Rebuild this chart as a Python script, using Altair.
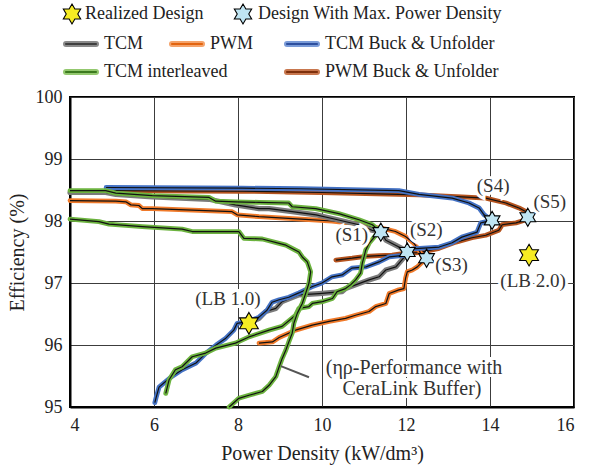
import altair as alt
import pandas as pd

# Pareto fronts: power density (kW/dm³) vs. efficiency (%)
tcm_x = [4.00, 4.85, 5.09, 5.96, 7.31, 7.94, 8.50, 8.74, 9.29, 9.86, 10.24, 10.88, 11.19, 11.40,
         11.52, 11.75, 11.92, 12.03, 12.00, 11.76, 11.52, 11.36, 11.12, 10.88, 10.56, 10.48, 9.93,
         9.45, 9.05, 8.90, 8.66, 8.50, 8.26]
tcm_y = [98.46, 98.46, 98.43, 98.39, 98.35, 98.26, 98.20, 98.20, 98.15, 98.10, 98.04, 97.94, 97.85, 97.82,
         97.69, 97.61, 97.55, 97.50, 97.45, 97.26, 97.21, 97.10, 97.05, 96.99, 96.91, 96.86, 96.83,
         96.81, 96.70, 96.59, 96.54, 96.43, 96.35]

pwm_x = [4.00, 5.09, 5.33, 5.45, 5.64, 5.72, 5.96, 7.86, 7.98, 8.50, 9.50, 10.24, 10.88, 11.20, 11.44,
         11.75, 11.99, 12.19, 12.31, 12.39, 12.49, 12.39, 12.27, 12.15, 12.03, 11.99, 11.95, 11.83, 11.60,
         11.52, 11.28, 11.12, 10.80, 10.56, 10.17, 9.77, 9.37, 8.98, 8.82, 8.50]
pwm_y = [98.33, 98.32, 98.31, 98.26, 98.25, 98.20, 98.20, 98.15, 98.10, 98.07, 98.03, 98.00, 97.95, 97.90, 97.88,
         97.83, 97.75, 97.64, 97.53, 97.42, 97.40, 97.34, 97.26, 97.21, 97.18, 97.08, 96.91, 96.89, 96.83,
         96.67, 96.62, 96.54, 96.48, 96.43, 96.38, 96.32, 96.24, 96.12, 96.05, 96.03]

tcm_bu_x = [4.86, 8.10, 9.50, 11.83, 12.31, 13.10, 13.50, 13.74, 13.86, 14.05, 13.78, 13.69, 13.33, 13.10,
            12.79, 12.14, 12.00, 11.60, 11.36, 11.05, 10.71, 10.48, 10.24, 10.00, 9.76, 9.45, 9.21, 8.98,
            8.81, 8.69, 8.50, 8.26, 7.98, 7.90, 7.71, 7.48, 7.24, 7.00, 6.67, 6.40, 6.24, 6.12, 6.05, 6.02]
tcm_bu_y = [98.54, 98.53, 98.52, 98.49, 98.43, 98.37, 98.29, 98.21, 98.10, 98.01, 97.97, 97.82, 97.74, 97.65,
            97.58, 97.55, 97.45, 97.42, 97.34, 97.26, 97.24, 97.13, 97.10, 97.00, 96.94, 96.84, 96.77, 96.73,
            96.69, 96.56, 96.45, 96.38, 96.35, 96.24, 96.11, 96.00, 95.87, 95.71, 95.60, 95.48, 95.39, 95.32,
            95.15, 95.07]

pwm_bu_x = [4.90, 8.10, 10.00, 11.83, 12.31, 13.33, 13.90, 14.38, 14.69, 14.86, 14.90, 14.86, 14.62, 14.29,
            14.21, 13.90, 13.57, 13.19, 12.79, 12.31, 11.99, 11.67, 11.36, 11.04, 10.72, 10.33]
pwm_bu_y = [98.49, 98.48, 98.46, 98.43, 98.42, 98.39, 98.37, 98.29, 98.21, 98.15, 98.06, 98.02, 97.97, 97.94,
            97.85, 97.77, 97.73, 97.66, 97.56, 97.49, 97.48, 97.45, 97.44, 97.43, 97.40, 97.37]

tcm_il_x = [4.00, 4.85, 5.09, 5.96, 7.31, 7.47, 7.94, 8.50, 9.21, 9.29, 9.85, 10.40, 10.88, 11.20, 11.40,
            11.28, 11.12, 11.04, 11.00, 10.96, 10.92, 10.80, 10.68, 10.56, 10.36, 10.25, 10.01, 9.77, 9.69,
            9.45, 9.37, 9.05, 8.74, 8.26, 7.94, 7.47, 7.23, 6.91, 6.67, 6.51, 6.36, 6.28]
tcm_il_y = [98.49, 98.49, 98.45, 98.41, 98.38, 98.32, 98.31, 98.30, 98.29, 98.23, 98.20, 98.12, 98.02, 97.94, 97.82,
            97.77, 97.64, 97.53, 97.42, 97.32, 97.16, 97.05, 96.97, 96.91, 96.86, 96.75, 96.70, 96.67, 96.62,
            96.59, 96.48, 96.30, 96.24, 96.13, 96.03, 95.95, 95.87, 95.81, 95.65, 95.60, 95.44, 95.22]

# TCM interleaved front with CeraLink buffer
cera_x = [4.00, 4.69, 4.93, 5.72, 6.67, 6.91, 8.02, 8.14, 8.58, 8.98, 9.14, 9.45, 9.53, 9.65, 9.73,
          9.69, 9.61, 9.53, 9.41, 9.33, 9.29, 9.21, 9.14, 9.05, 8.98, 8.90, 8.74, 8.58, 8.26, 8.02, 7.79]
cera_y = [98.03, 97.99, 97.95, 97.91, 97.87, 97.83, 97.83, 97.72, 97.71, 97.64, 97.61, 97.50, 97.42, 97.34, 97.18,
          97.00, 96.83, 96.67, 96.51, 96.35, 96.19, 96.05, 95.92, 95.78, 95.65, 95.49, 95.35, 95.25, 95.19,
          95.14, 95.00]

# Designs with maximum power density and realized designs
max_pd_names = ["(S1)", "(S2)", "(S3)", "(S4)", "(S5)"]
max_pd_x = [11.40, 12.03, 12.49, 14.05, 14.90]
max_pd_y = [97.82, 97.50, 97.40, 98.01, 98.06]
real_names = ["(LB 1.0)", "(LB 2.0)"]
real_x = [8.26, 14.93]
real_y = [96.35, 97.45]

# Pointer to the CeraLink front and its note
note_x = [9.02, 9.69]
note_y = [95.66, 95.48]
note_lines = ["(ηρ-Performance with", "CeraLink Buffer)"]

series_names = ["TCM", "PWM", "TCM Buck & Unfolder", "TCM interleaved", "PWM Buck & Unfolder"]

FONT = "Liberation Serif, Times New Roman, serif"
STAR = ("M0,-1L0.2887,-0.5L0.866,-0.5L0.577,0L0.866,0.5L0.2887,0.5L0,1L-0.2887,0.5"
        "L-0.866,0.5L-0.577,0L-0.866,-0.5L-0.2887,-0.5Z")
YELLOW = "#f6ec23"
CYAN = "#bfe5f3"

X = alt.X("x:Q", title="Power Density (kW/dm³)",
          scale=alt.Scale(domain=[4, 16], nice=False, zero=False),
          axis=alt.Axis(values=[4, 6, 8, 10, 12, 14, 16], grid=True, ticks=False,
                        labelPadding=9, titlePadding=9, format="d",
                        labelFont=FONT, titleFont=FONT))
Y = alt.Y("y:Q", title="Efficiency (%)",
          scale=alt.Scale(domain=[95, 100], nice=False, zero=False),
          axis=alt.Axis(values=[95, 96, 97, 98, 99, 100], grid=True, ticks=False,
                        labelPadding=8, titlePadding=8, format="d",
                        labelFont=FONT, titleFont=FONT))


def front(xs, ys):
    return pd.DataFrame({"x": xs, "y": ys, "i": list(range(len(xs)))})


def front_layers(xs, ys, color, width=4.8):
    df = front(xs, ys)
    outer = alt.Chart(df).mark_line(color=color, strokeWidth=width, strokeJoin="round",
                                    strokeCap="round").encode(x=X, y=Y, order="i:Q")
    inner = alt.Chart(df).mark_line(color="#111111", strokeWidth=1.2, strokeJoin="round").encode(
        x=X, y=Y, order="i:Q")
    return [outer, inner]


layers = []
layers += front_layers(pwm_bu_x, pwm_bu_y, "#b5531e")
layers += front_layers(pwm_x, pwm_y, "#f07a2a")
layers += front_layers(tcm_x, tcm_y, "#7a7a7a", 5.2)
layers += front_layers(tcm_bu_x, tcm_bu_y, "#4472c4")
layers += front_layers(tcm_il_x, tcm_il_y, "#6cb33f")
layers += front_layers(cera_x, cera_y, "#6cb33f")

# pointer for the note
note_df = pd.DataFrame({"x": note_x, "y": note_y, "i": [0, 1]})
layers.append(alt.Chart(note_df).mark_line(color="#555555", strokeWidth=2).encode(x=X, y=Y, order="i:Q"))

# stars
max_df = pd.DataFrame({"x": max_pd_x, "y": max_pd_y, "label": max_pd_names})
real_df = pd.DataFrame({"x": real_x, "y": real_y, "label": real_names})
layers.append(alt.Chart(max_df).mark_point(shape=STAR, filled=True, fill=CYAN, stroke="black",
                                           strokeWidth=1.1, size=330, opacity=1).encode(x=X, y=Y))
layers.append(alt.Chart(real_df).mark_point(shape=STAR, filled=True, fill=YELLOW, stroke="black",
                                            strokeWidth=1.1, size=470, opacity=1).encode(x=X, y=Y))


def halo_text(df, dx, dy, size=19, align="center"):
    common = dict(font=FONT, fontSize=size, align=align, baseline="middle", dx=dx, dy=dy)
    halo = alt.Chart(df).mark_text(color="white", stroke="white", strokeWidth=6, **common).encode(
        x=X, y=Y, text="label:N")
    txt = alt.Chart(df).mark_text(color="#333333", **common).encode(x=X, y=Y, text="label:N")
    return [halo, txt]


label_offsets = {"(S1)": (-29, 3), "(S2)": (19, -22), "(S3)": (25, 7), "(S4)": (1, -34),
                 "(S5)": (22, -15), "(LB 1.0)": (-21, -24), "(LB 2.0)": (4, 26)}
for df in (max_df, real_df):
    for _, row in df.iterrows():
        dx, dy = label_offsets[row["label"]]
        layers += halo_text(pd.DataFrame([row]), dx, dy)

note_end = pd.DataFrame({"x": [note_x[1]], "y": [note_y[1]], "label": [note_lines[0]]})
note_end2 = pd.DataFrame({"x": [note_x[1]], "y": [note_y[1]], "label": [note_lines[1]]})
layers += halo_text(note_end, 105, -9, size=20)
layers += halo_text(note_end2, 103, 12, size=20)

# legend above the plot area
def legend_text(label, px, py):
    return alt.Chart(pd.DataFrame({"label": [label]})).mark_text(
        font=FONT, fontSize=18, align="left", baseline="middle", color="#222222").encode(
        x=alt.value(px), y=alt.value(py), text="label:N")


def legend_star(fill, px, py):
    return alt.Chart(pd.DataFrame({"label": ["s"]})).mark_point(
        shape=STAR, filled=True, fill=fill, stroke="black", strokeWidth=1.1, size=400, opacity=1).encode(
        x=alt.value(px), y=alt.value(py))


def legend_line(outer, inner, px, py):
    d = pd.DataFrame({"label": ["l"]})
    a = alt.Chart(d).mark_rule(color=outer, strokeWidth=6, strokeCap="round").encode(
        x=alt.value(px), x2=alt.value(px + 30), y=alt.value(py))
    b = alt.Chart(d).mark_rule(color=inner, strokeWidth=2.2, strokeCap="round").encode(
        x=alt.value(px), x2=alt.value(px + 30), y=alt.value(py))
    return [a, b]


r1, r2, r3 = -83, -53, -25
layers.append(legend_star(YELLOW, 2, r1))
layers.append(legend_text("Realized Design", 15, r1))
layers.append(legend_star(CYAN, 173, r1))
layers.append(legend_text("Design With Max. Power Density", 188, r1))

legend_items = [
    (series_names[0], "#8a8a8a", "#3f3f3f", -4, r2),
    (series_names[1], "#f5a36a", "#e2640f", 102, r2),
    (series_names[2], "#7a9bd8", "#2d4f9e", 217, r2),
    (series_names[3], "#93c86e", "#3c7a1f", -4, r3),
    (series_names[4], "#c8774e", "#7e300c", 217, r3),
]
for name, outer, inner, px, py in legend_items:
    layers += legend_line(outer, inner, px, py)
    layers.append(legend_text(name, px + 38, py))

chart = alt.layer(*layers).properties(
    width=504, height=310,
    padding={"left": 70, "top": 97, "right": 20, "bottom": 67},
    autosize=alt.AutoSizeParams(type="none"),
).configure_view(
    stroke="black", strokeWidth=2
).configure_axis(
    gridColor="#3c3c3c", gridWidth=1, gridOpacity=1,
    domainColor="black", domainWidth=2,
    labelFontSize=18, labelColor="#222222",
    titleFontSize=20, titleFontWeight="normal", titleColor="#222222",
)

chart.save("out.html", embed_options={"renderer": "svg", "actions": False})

......

What this task involves: Up to and including the line with "96.81, 96.70, 96.59, 96.54, 96.43, 96.35]", copy the data above from its first line. Skip pictures.

Reply to the exercise:
Rebuild this chart as a Python script, using Altair.
import altair as alt
import pandas as pd

# Pareto fronts: power density (kW/dm³) vs. efficiency (%)
tcm_x = [4.00, 4.85, 5.09, 5.96, 7.31, 7.94, 8.50, 8.74, 9.29, 9.86, 10.24, 10.88, 11.19, 11.40,
         11.52, 11.75, 11.92, 12.03, 12.00, 11.76, 11.52, 11.36, 11.12, 10.88, 10.56, 10.48, 9.93,
         9.45, 9.05, 8.90, 8.66, 8.50, 8.26]
tcm_y = [98.46, 98.46, 98.43, 98.39, 98.35, 98.26, 98.20, 98.20, 98.15, 98.10, 98.04, 97.94, 97.85, 97.82,
         97.69, 97.61, 97.55, 97.50, 97.45, 97.26, 97.21, 97.10, 97.05, 96.99, 96.91, 96.86, 96.83,
         96.81, 96.70, 96.59, 96.54, 96.43, 96.35]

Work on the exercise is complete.